─── Record excerpts
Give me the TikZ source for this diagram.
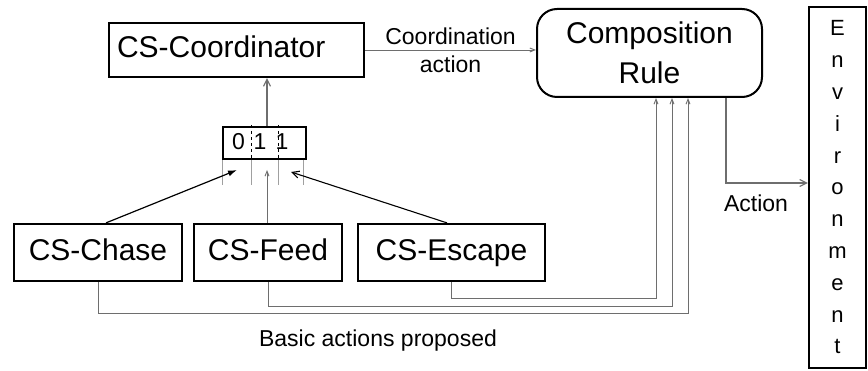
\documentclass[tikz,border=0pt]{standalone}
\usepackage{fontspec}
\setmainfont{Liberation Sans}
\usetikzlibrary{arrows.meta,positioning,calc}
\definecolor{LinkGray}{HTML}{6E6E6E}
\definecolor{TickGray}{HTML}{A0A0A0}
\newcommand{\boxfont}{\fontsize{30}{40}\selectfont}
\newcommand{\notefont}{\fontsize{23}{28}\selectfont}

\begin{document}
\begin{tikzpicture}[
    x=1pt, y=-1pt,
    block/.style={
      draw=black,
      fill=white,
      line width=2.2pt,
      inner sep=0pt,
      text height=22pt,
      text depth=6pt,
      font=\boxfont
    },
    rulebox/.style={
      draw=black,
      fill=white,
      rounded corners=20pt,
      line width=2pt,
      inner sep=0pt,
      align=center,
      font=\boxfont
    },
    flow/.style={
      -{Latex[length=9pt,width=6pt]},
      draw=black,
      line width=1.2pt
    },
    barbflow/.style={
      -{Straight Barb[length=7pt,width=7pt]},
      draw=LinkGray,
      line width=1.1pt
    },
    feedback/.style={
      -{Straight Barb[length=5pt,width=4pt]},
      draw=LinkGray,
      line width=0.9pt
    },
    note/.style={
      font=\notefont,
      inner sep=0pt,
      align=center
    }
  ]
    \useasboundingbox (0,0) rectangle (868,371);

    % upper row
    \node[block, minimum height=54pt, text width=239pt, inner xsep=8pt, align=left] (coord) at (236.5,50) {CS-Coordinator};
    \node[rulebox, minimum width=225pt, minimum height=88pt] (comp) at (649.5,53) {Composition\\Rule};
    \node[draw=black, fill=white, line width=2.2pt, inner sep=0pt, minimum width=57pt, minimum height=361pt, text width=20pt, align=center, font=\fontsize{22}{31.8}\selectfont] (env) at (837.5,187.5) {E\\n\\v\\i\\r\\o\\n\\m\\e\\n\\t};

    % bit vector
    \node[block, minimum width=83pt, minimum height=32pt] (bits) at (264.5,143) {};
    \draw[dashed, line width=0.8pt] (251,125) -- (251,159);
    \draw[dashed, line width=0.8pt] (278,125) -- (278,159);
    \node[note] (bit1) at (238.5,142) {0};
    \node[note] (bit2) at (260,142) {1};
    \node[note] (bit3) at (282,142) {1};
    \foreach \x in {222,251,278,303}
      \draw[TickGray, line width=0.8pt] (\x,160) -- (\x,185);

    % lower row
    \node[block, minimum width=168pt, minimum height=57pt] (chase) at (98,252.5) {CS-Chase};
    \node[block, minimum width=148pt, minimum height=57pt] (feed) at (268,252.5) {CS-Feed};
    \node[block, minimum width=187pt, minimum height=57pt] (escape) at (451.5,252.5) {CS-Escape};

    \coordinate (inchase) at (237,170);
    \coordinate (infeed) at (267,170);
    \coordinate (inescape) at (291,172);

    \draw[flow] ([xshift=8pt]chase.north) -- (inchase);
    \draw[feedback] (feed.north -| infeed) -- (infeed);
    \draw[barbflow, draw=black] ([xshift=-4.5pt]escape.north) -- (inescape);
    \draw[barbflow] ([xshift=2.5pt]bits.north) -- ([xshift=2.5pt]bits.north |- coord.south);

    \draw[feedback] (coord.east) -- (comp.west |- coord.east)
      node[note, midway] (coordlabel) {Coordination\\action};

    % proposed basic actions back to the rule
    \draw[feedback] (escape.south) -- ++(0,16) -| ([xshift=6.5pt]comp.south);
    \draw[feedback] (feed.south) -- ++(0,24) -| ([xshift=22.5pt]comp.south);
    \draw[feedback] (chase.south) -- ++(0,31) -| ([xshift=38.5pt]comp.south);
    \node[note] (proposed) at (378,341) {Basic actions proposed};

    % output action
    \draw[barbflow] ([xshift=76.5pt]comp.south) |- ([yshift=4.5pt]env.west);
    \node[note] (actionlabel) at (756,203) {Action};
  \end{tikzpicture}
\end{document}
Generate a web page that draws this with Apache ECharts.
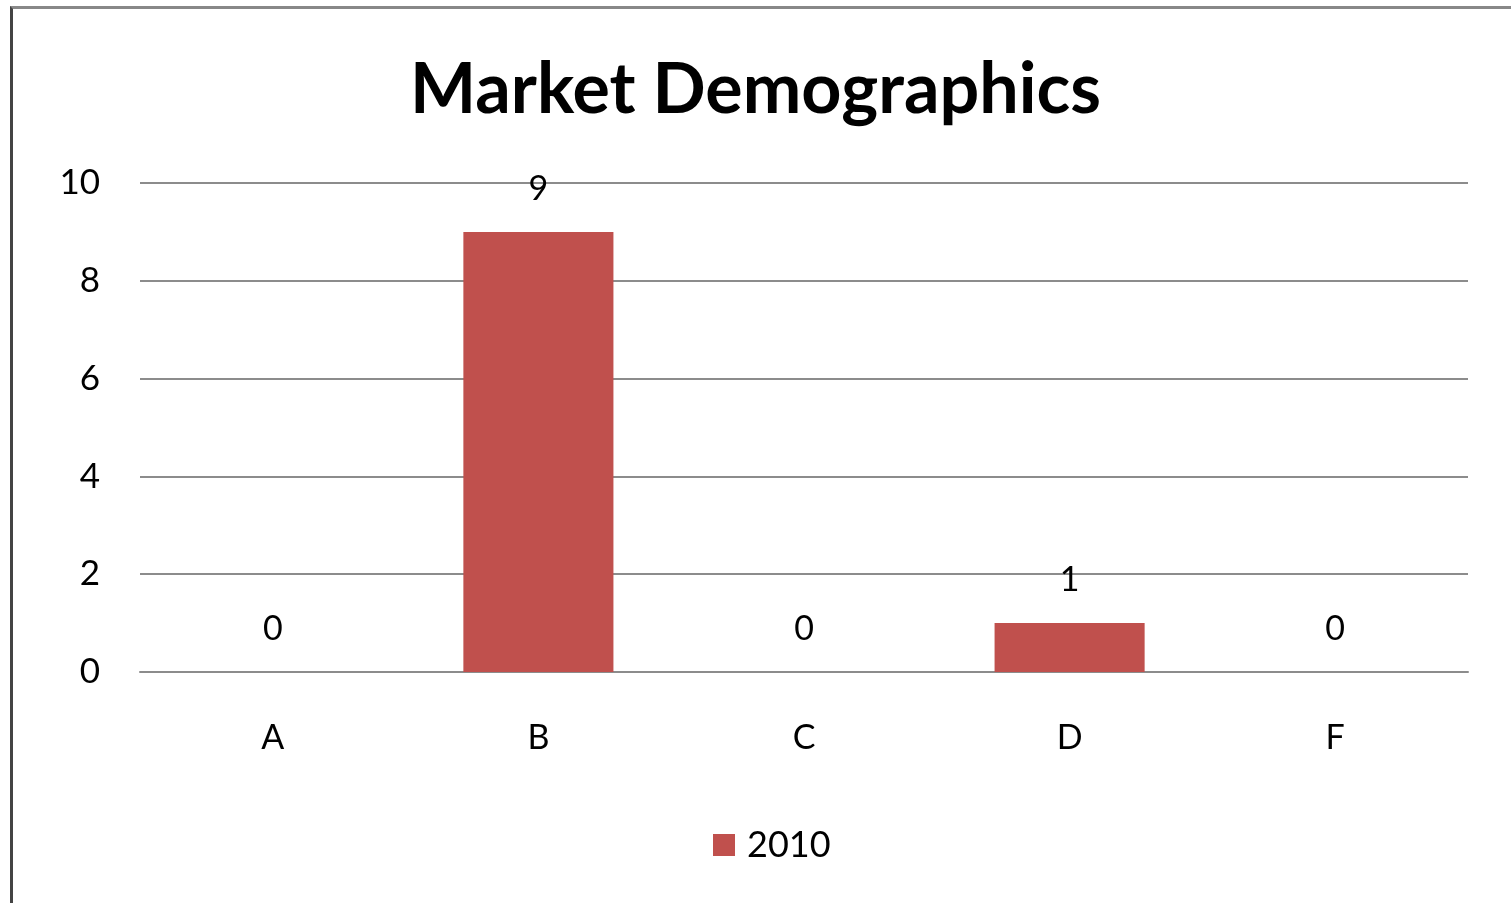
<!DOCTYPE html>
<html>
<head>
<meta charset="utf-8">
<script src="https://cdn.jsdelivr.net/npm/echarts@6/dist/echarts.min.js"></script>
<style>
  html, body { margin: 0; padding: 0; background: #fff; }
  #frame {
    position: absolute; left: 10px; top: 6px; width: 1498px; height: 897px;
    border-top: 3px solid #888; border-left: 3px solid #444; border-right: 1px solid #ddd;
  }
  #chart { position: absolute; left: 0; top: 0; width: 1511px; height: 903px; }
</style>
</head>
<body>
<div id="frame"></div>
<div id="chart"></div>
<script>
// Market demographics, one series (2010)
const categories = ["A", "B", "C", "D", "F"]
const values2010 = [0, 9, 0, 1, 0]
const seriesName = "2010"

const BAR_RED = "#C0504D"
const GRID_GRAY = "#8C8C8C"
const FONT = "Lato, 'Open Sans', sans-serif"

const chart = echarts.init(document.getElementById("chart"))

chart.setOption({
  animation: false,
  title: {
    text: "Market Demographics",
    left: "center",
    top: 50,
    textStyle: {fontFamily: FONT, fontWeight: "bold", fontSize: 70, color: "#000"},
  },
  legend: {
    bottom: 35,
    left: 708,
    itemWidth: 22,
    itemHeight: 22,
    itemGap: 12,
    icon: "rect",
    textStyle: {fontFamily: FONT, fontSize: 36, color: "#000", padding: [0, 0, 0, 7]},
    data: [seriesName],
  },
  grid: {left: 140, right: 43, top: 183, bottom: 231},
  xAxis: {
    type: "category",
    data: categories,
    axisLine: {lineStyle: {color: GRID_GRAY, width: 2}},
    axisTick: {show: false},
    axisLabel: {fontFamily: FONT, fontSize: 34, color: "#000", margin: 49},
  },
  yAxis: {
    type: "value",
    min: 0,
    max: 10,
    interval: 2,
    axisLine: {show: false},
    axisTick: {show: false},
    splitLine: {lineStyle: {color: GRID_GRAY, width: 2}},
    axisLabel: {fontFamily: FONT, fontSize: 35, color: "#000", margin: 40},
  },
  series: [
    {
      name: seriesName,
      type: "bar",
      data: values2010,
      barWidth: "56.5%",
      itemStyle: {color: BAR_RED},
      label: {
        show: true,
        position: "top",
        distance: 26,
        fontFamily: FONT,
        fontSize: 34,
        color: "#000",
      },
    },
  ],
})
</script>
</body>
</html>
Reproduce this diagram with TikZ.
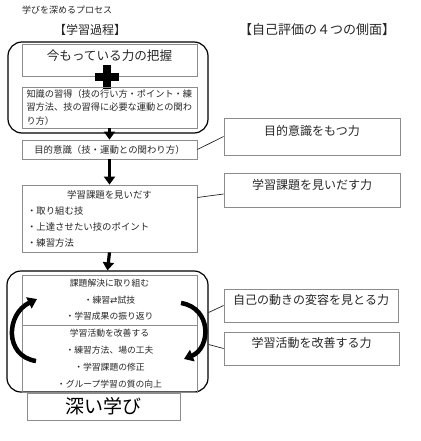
──────
### Do this
Without including any picture, retype the entries exactly.

### Solved exercise
Give me the TikZ source for this diagram.
\documentclass[tikz,border=0pt]{standalone}
\usepackage{fontspec}
\setmainfont{Liberation Sans}
\usetikzlibrary{arrows.meta,positioning,calc}
\definecolor{LinkGray}{HTML}{6E6E6E}
\definecolor{TickGray}{HTML}{A0A0A0}
\newcommand{\boxfont}{\fontsize{30}{40}\selectfont}
\newcommand{\notefont}{\fontsize{23}{28}\selectfont}

\begin{document}
\begin{tikzpicture}[
    x=1pt, y=-1pt,
    block/.style={
      draw=black,
      fill=white,
      line width=2.2pt,
      inner sep=0pt,
      text height=22pt,
      text depth=6pt,
      font=\boxfont
    },
    rulebox/.style={
      draw=black,
      fill=white,
      rounded corners=20pt,
      line width=2pt,
      inner sep=0pt,
      align=center,
      font=\boxfont
    },
    flow/.style={
      -{Latex[length=9pt,width=6pt]},
      draw=black,
      line width=1.2pt
    },
    barbflow/.style={
      -{Straight Barb[length=7pt,width=7pt]},
      draw=LinkGray,
      line width=1.1pt
    },
    feedback/.style={
      -{Straight Barb[length=5pt,width=4pt]},
      draw=LinkGray,
      line width=0.9pt
    },
    note/.style={
      font=\notefont,
      inner sep=0pt,
      align=center
    }
  ]
    \useasboundingbox (0,0) rectangle (868,371);

    % upper row
    \node[block, minimum height=54pt, text width=239pt, inner xsep=8pt, align=left] (coord) at (236.5,50) {CS-Coordinator};
    \node[rulebox, minimum width=225pt, minimum height=88pt] (comp) at (649.5,53) {Composition\\Rule};
    \node[draw=black, fill=white, line width=2.2pt, inner sep=0pt, minimum width=57pt, minimum height=361pt, text width=20pt, align=center, font=\fontsize{22}{31.8}\selectfont] (env) at (837.5,187.5) {E\\n\\v\\i\\r\\o\\n\\m\\e\\n\\t};

    % bit vector
    \node[block, minimum width=83pt, minimum height=32pt] (bits) at (264.5,143) {};
    \draw[dashed, line width=0.8pt] (251,125) -- (251,159);
    \draw[dashed, line width=0.8pt] (278,125) -- (278,159);
    \node[note] (bit1) at (238.5,142) {0};
    \node[note] (bit2) at (260,142) {1};
    \node[note] (bit3) at (282,142) {1};
    \foreach \x in {222,251,278,303}
      \draw[TickGray, line width=0.8pt] (\x,160) -- (\x,185);

    % lower row
    \node[block, minimum width=168pt, minimum height=57pt] (chase) at (98,252.5) {CS-Chase};
    \node[block, minimum width=148pt, minimum height=57pt] (feed) at (268,252.5) {CS-Feed};
    \node[block, minimum width=187pt, minimum height=57pt] (escape) at (451.5,252.5) {CS-Escape};

    \coordinate (inchase) at (237,170);
    \coordinate (infeed) at (267,170);
    \coordinate (inescape) at (291,172);

    \draw[flow] ([xshift=8pt]chase.north) -- (inchase);
    \draw[feedback] (feed.north -| infeed) -- (infeed);
    \draw[barbflow, draw=black] ([xshift=-4.5pt]escape.north) -- (inescape);
    \draw[barbflow] ([xshift=2.5pt]bits.north) -- ([xshift=2.5pt]bits.north |- coord.south);

    \draw[feedback] (coord.east) -- (comp.west |- coord.east)
      node[note, midway] (coordlabel) {Coordination\\action};

    % proposed basic actions back to the rule
    \draw[feedback] (escape.south) -- ++(0,16) -| ([xshift=6.5pt]comp.south);
    \draw[feedback] (feed.south) -- ++(0,24) -| ([xshift=22.5pt]comp.south);
    \draw[feedback] (chase.south) -- ++(0,31) -| ([xshift=38.5pt]comp.south);
    \node[note] (proposed) at (378,341) {Basic actions proposed};

    % output action
    \draw[barbflow] ([xshift=76.5pt]comp.south) |- ([yshift=4.5pt]env.west);
    \node[note] (actionlabel) at (756,203) {Action};
  \end{tikzpicture}
\end{document}
Generate a web page that draws this with Apache ECharts.
<!DOCTYPE html>
<html>
<head>
<meta charset="utf-8">
<script src="https://cdn.jsdelivr.net/npm/echarts@6/dist/echarts.min.js"></script>
<style>
  html, body { margin: 0; padding: 0; background: #fff; }
  #frame {
    position: absolute; left: 10px; top: 6px; width: 1498px; height: 897px;
    border-top: 3px solid #888; border-left: 3px solid #444; border-right: 1px solid #ddd;
  }
  #chart { position: absolute; left: 0; top: 0; width: 1511px; height: 903px; }
</style>
</head>
<body>
<div id="frame"></div>
<div id="chart"></div>
<script>
// Market demographics, one series (2010)
const categories = ["A", "B", "C", "D", "F"]
const values2010 = [0, 9, 0, 1, 0]
const seriesName = "2010"

const BAR_RED = "#C0504D"
const GRID_GRAY = "#8C8C8C"
const FONT = "Lato, 'Open Sans', sans-serif"

const chart = echarts.init(document.getElementById("chart"))

chart.setOption({
  animation: false,
  title: {
    text: "Market Demographics",
    left: "center",
    top: 50,
    textStyle: {fontFamily: FONT, fontWeight: "bold", fontSize: 70, color: "#000"},
  },
  legend: {
    bottom: 35,
    left: 708,
    itemWidth: 22,
    itemHeight: 22,
    itemGap: 12,
    icon: "rect",
    textStyle: {fontFamily: FONT, fontSize: 36, color: "#000", padding: [0, 0, 0, 7]},
    data: [seriesName],
  },
  grid: {left: 140, right: 43, top: 183, bottom: 231},
  xAxis: {
    type: "category",
    data: categories,
    axisLine: {lineStyle: {color: GRID_GRAY, width: 2}},
    axisTick: {show: false},
    axisLabel: {fontFamily: FONT, fontSize: 34, color: "#000", margin: 49},
  },
  yAxis: {
    type: "value",
    min: 0,
    max: 10,
    interval: 2,
    axisLine: {show: false},
    axisTick: {show: false},
    splitLine: {lineStyle: {color: GRID_GRAY, width: 2}},
    axisLabel: {fontFamily: FONT, fontSize: 35, color: "#000", margin: 40},
  },
  series: [
    {
      name: seriesName,
      type: "bar",
      data: values2010,
      barWidth: "56.5%",
      itemStyle: {color: BAR_RED},
      label: {
        show: true,
        position: "top",
        distance: 26,
        fontFamily: FONT,
        fontSize: 34,
        color: "#000",
      },
    },
  ],
})
</script>
</body>
</html>
Reproduce this diagram with TikZ.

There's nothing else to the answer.